If we pass this sequence of JSON values through the simplest of jq filters -- the identity function -- like this:

seq 3 | jq .

then we get this:

1
2
3

One might think "well, what else would you expect?" but this illustrates the nature of running discrete JSON values through a filter quite nicely.

Before we continue, let's use the --compact-output (or -c) option here:

seq 3 | jq -c .

The output is the same:

1
2
3

For me, this drives home the "discrete JSON values" approach to both jq's input and output processing - there are three discrete values in, and three out.

Stateless

I guess this also helps explain what the author of the article means by "stateless". As far as the filter is concerned, it's seeing the values 1, 2 and 3 separately and in new contexts each time. And as the article illustrates, this is where jq's --slurp (or -s) option comes in. Adding the option to the above example:

seq 3 | jq -c -s .

produces this:

[1,2,3]

A single JSON value. This is because what the filter received was actually this:

[
  1,
  2,
  3
]

Three discrete values, but wrapped in an outer enclosing array. A single JSON value, in the form of an array. And being the simple identity function, just regurgitating what it reads, produces in turn that same, single JSON value as output. On one line here, rather than pretty printed with more whitespace, because of the -c option.

Stateful

The --slurp option brings about a sort of statefulness, in that every discrete JSON value, previously independent, now share the same single context of the single invocation of the jq filter.

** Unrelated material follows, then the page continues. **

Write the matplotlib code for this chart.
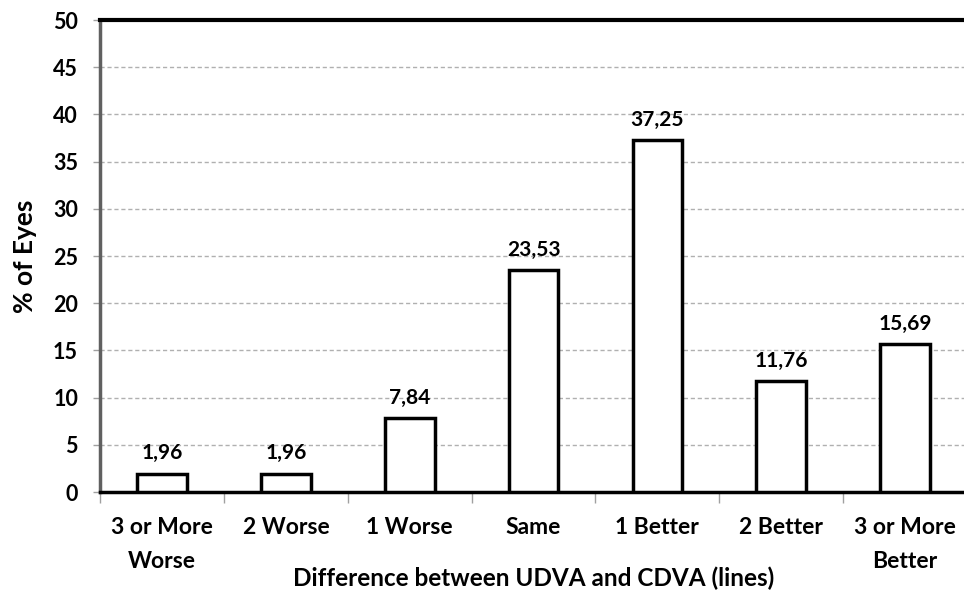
import numpy as np
import matplotlib
matplotlib.use("Agg")
import matplotlib.pyplot as plt

categories = ["3 or More\nWorse", "2 Worse", "1 Worse", "Same", "1 Better", "2 Better", "3 or More\nBetter"]
values = [1.96, 1.96, 7.84, 23.53, 37.25, 11.76, 15.69]
value_labels = ["1,96", "1,96", "7,84", "23,53", "37,25", "11,76", "15,69"]

plt.rcParams['font.family'] = ['Lato', 'DejaVu Sans']
plt.rcParams['font.weight'] = 'bold'

fig = plt.figure(figsize=(9.64, 5.9), dpi=100)
ax = fig.add_axes([0.104, 0.166, 0.899, 0.800])

x = np.arange(len(categories))
ax.bar(x, values, width=0.4, color="white", edgecolor="black", linewidth=2.5, zorder=3)

for xi, v, lab in zip(x, values, value_labels):
    ax.text(xi, v + 1.1, lab, ha="center", va="bottom", fontsize=15, fontweight="bold")

ax.set_xlim(-0.5, len(categories) - 0.5)
ax.set_ylim(0, 50)
ax.set_yticks(np.arange(0, 51, 5))
ax.yaxis.grid(True, color="#b0b0b0", linestyle=(0, (3, 2)), linewidth=1)
ax.set_axisbelow(True)

ax.set_xticks(x)
ax.set_xticklabels(categories, fontsize=16.5, fontweight="bold", linespacing=1.75)
ax.set_xticks(np.arange(-0.5, len(categories)), minor=True)
ax.tick_params(axis="x", which="major", length=0, pad=18)
ax.tick_params(axis="x", which="minor", length=8, width=1, color="#a0a0a0", direction="out")
ax.tick_params(axis="y", length=5, width=1, color="#a0a0a0", labelsize=15.5, pad=11)
for t in ax.get_yticklabels():
    t.set_fontweight("bold")

ax.spines["right"].set_visible(False)
ax.spines["top"].set_linewidth(3)
ax.spines["top"].set_color("black")
ax.spines["left"].set_linewidth(2.5)
ax.spines["left"].set_color("#606060")
ax.spines["bottom"].set_linewidth(2.5)
ax.spines["bottom"].set_color("black")

ax.set_ylabel("% of Eyes", fontsize=19, fontweight="bold")
ax.yaxis.set_label_coords(-0.073, 0.5)
ax.set_xlabel("Difference between UDVA and CDVA (lines)", fontsize=17.5, fontweight="bold")
ax.xaxis.set_label_coords(0.5, -0.158)

fig.savefig("out.png", dpi=100)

Changing the filter from the . identity function to the add function* demonstrates this singular context, this "statefulness":

seq 3 | jq -s add

This yields the single JSON value:

*I'm calling them "functions", but the manual actually calls them "filters"

Syntactic sugar

There's one more observation I'd like to make in these ramblings. The article describes the task of adding up the numbers here:

echo '[1,2,3] [4,5,6]'

In other words, the result should be 21.

We know by now that this:

[1,2,3] [4,5,6]

is actually two discrete JSON values. Two arrays. So, as the author demonstrates, the --slurp option is called for, thus:

echo '[1,2,3] [4,5,6]' | jq -s '[.[] | add] | add'

So in this invocation, the filter is executed once only, and actually receives:

[
  [1,2,3],
  [4,5,6]
]

The article does a great job of describing the author's thought process here, and also showing how some of the basic filters work. And I guess the filter used here is possibly deliberately complex, or at least contrived to illustrate a point:

[.[] | add] | add

However to be fair on the language, it has some syntactic sugar in the form of map. In the description, we read:

map(x) is equivalent to [.[] | x]. In fact, this is how it's defined.

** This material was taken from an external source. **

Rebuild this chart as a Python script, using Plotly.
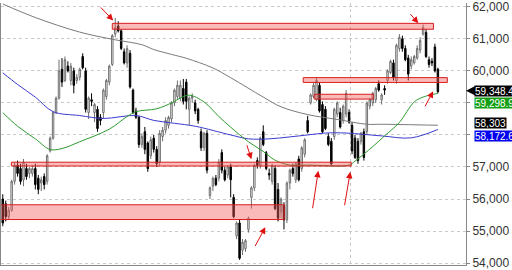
import plotly.graph_objects as go

# ---- candle data (one candle per session, left to right) ----
opens = [56000,55850,55450,55650,56550,57050,56950,56600,56950,56800,
         56800,56950,56650,56500,56700,56550,57500,57900,58700,59150,
         60050,59700,60150,59700,60000,59700,59800,60450,60000,58700,
         59100,58700,58800,58550,58700,59200,59650,60200,61150,61400,
         61250,60600,60250,60550,59400,58750,58550,57700,58100,57750,
         57350,57900,57550,57150,57950,58150,58300,58500,59000,59200,
         59150,59450,59650,58800,59150,59000,58800,58100,57600,58050,
         56100,56400,56650,56650,57450,56900,56750,57000,56050,54850,
         55250,54400,54450,55050,56050,56350,57200,57050,58100,57450,
         56800,56550,56950,56300,55600,55800,55350,56500,56950,56600,
         57250,56950,57400,58450,59000,59200,59100,59550,58950,58800,
         57950,57800,57950,58650,58700,58450,58650,58700,58300,57900,
         57800,57800,58100,58100,58900,59000,59100,59600,59100,59450,
         59700,59950,60250,59700,60700,61000,60700,60400,60150,60250,
         60400,60650,61150,61200,60350,60300,60750,60050]
highs = [56150,55950,55750,56600,57150,57200,57100,57250,57100,57000,
         57050,57100,56750,56700,56800,57400,57950,58750,59200,60350,
         60400,60450,60300,60250,60100,59900,60100,60550,60100,59200,
         59300,59000,58900,58650,59450,59750,60200,61150,61650,61550,
         61300,60700,60800,60650,59450,58850,58600,58050,58250,57800,
         57950,58000,57650,58150,58250,58550,58600,59050,59450,59700,
         59700,59750,59750,59200,59300,59100,58850,58200,58100,58150,
         56400,56700,56750,57250,57550,57000,57050,57100,56150,55300,
         55350,54750,54750,55450,56400,57100,57300,57950,58300,57500,
         56950,57100,57050,56500,56050,55900,56550,56950,57100,57150,
         57350,57650,57900,58600,59300,59650,59800,59650,59050,58900,
         58050,57900,58850,59050,58850,58950,59400,58800,58400,58000,
         57900,58100,58200,59050,59150,59350,59500,59700,59300,59550,
         60050,60350,60350,60850,61150,61100,60800,60500,60450,60500,
         60800,61050,61450,61300,60450,60400,60850,60100]
lows = [55150,55300,55350,55600,56450,56700,56450,56400,56600,56650,
        56700,56300,56150,56250,56300,56450,57450,57850,58650,59100,
        59500,59650,59950,59550,59300,59600,59700,60050,58700,58500,
        58900,58400,58100,58300,58500,59100,59550,60150,61050,61200,
        60650,60200,60100,59450,58650,58500,57600,57600,57400,56850,
        57250,57450,57000,57050,57800,58050,58200,58400,58900,59100,
        59050,58950,58800,58300,59000,58650,58350,57500,57500,56800,
        56000,56250,56400,56550,56800,56550,56650,56050,55400,54750,
        54100,54250,54350,54950,55700,56250,56950,56950,57650,56900,
        56600,56450,55650,55300,55400,55050,55250,56300,56700,56500,
        56550,56850,57300,58050,58950,59150,59050,58700,58050,58150,
        57650,57050,57850,58550,58200,58350,58550,58350,57400,57250,
        57100,57700,57200,58000,58800,58900,59000,59350,58950,59250,
        59600,59900,59700,59600,60600,60600,60300,59700,60050,60200,
        60350,60550,61100,60400,60100,60150,59950,59300]
closes = [55250,55450,55650,56550,57050,56800,56550,57150,56700,56950,
          56950,56450,56300,56600,56450,57350,57900,58700,59150,60000,
          59650,60350,60000,60150,59550,59800,60050,60100,58800,59150,
          59050,58950,58200,58450,59400,59700,60150,61100,61350,61250,
          60700,60250,60700,59500,58700,58550,57700,57950,57550,56950,
          57850,57550,57100,58050,58150,58450,58550,59000,59400,59550,
          59550,59050,59050,59150,59200,58750,58450,57600,58050,56900,
          56350,56650,56450,57150,56900,56600,57000,56600,55450,55250,
          54150,54650,54700,55400,56350,57050,57050,57900,57700,56950,
          56750,57050,55700,55400,56000,55350,56500,56900,56800,57100,
          56600,57600,57850,58100,59250,59550,59700,58750,58100,58200,
          57700,57100,58800,59000,58250,58900,59300,58400,57500,57300,
          57200,58050,57300,59000,59100,59300,59450,59400,59250,59400,
          60000,60300,59800,60800,61050,60700,60350,59900,60350,60450,
          60700,60950,61350,60450,60200,60250,60000,59348.4]

# ---- moving averages (read at sample candles) ----
ma_long_idx = [0, 11, 26, 38, 47, 51, 57, 62, 71, 77, 88, 94, 103, 113, 123, 128, 147]
ma_long_val = [62090, 61667, 61212, 60970, 60818, 60667, 60515, 60394, 60091, 59788,
               59182, 58879, 58637, 58485, 58334, 58334, 58303]
ma_mid_idx = [0, 5, 11, 17, 26, 34, 45, 51, 58, 65, 77, 83, 90, 97, 103, 109, 116, 128, 138, 147]
ma_mid_val = [59940, 59576, 59182, 58728, 58606, 58515, 58606, 58455, 58364, 58273,
              58000, 57879, 57879, 57940, 58000, 58060, 58060, 57970, 57910, 58172.6]
ma_short_idx = [0, 5, 11, 16, 20, 26, 36, 42, 45, 52, 57, 60, 63, 68, 73, 77, 83, 88, 92,
                97, 103, 117, 119, 125, 129, 134, 139, 142, 147]
ma_short_val = [58697, 58273, 57879, 57546, 57576, 57788, 58182, 58576, 58728, 58818,
                59000, 59152, 59243, 59030, 58576, 58243, 57788, 57485, 57212, 57061,
                57061, 57061, 57182, 57637, 57970, 58394, 59030, 59182, 59298.9]

# ---- support / resistance zones: (start candle, end candle, low, high) ----
zone_start = [37, 101.5, 105.2, 2.9, -1]
zone_end = [145.5, 150.2, 125.2, 117.7, 95.1]
zone_low = [61300, 59640, 59120, 57030, 55360]
zone_high = [61485, 59790, 59270, 57150, 55820]

# ---- arrows: tail (candle, price) -> head (candle, price) ----
arrow_tail_x = [32.6, 137.3, 142.4, 82.3, 85.0, 104.6, 115.4]
arrow_tail_y = [62030, 61818, 58849, 57727, 54485, 55667, 55758]
arrow_head_x = [37.3, 140.4, 145.4, 84.0, 88.7, 106.6, 117.4]
arrow_head_y = [61576, 61485, 59364, 57243, 55121, 56880, 56849]

# ---- price axis ticks ----
tick_vals = [54000, 55000, 56000, 57000, 58000, 59000, 60000, 61000, 62000]
tick_text = ["54,000", "55,000", "56,000", "57,000", "", "", "60,000", "61,000", "62,000"]

# ---- price labels on the right axis ----
label_text = ["59,348.4", "59,298.9", "58,303", "58,172.6"]
label_pos = [59380, 59010, 58364, 57960]
label_bg = ["#000000", "#12a012", "#000000", "#0000ee"]

x = list(range(len(opens)))

fig = go.Figure()
fig.add_trace(go.Candlestick(
    x=x, open=opens, high=highs, low=lows, close=closes,
    increasing=dict(line=dict(color="#6e6e6e", width=1), fillcolor="#ffffff"),
    decreasing=dict(line=dict(color="#000000", width=1), fillcolor="#000000"),
    whiskerwidth=0, showlegend=False, hoverinfo="skip"))
fig.add_trace(go.Scatter(x=ma_long_idx, y=ma_long_val, mode="lines",
                         line=dict(color="#7a7a7a", width=1, shape="spline"), showlegend=False))
fig.add_trace(go.Scatter(x=ma_mid_idx, y=ma_mid_val, mode="lines",
                         line=dict(color="#3b3bd0", width=1, shape="spline"), showlegend=False))
fig.add_trace(go.Scatter(x=ma_short_idx, y=ma_short_val, mode="lines",
                         line=dict(color="#2e9a2e", width=1, shape="spline"), showlegend=False))

for xs, xe, lo, hi in zip(zone_start, zone_end, zone_low, zone_high):
    fig.add_shape(type="rect", xref="x", yref="y", x0=xs, x1=xe, y0=lo, y1=hi,
                  fillcolor="rgba(245,90,90,0.42)", line=dict(color="#d81e1e", width=1),
                  layer="above")

for tx, ty, hx, hy in zip(arrow_tail_x, arrow_tail_y, arrow_head_x, arrow_head_y):
    fig.add_annotation(x=hx, y=hy, ax=tx, ay=ty, xref="x", yref="y", axref="x", ayref="y",
                       showarrow=True, arrowhead=2, arrowsize=1.3, arrowwidth=1,
                       arrowcolor="#e01010", text="")

# pointer for last price label
fig.add_shape(type="path", xref="paper", yref="y",
              path=f"M 1.0,{label_pos[0]} L 1.02,{label_pos[0]+150} L 1.02,{label_pos[0]-150} Z",
              fillcolor="#000000", line=dict(width=0), layer="above")

for t, p, bg in zip(label_text, label_pos, label_bg):
    fig.add_annotation(x=1.0, y=p, xref="paper", yref="y", text=t, showarrow=False,
                       xanchor="left", yanchor="middle", xshift=8, bgcolor=bg,
                       font=dict(color="#ffffff", size=10, family="Liberation Sans"),
                       height=10, align="left", borderpad=0)

fig.update_layout(
    width=512, height=270, margin=dict(l=1, r=46, t=0, b=2),
    paper_bgcolor="#ffffff", plot_bgcolor="#ffffff",
    font=dict(family="Liberation Sans", size=12, color="#333333"),
    showlegend=False,
    xaxis=dict(range=[-0.6, 156.5], rangeslider=dict(visible=False), showticklabels=False,
               tickvals=[117.4], showgrid=True, gridcolor="#c8c8c8", griddash="dot",
               zeroline=False, showline=True, linecolor="#888888", linewidth=1, ticks=""),
    yaxis=dict(range=[53940, 62120], side="right", tickvals=tick_vals, ticktext=tick_text,
               showgrid=True, gridcolor="#c8c8c8", griddash="dot",
               zeroline=False, showline=True, mirror=True, linecolor="#888888", linewidth=1,
               ticks="outside", ticklen=3, tickcolor="#888888", ticklabeloverflow="allow",
               tickfont=dict(size=12, color="#333333")),
)

fig.write_html("out.html")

And we can see this definition in jq's source, specifically in the builtin.jq file:

def map(f): [.[] | f];

This definition helps the mental model, and helps me a lot, not only to reduce noise, but also to relate the computation to an arguably well-known function (map). So the entire line turns into a much simpler:

echo '[1,2,3] [4,5,6]' | jq -s 'map(add) | add'

Wrapping up

This has turned into a bit of a longer ramble, beyond what I'd originally commented. But writing it has helped me think about this a bit more. Perhaps it helps you too - I hope so!

And most importantly, my thoughts in this post should not detract from the article nor from their conclusions with zq - more power to them!